Photo by Chuck Stallard
The ACT UP/LA Oral History Project was mainly motivated by the continuing deaths of ACT UP/LA members whose histories have not been preserved. “Not only were voices silenced by AIDS, but we are now continually at risk of losing the stories of the people who championed their fight—some with HIV/AIDS, some without—but all people who put their lives and freedom on the line to address this loss,” said Oral History Project member Nancy MacNeil in a press release. She adds, “We need to ensure the stories get told by the voices that lived them. Everyone has the right to be the author of their own history.”
The project will preserve personal accounts of former ACT UP/LA activists online so that people will learn the inside history of the organization’s actions. Some members have already been interviewed, providing hours of personal histories of activism in the face of endless cycles of grief.
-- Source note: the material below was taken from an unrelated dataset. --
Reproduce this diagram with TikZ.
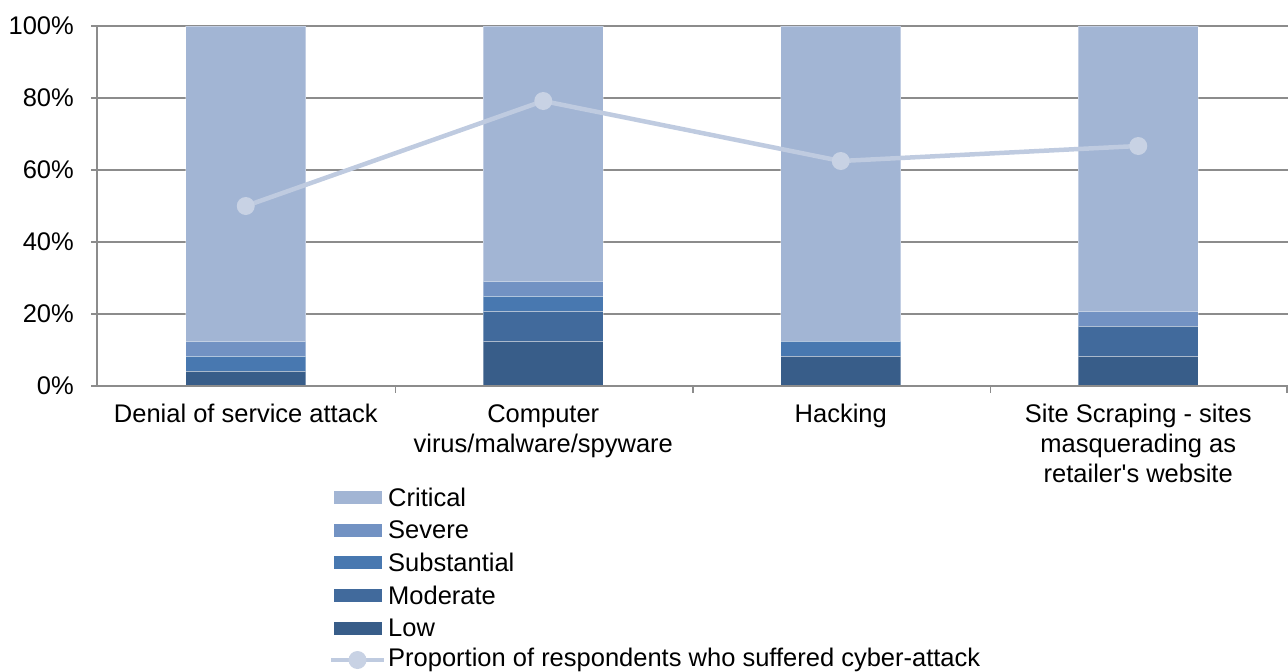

A sample of outtakes from three of these interviews can be seen at
www.actupla.org.
One of the earliest chapters of ACT UP outside of New York, ACT UP/LA first organized in 1987, during the presidency of Ronald Reagan, whose administration blatantly refused to acknowledge the growing AIDS crisis. It differed from chapters in other cities in its focus on women and prisoners living with HIV/AIDS. Per their press release, “ACT UP/LA marched on federal buildings, state buildings, L.A. County and City government offices, insurance companies, hospitals, churches, prisons, political fundraisers, the movie and television industries, homes of bigots and traveled out of town to protest in Congress, the pharmaceutical industry, the insurance industry, the CDC, FDA, NIH, international AIDS conferences, and presidential campaigns and conventions.” Such actions forced the Los Angeles County Board of Supervisors to add the first AIDS ward to County/USC Medical Center and pressured the California Department of Corrections to address the healthcare needs of prisoners with AIDS.
The ACT UP/LA Oral History Project needs donations to fund this important collection of interviews without which many histories of the aging community of Los Angeles AIDS activists will not be captured and preserved.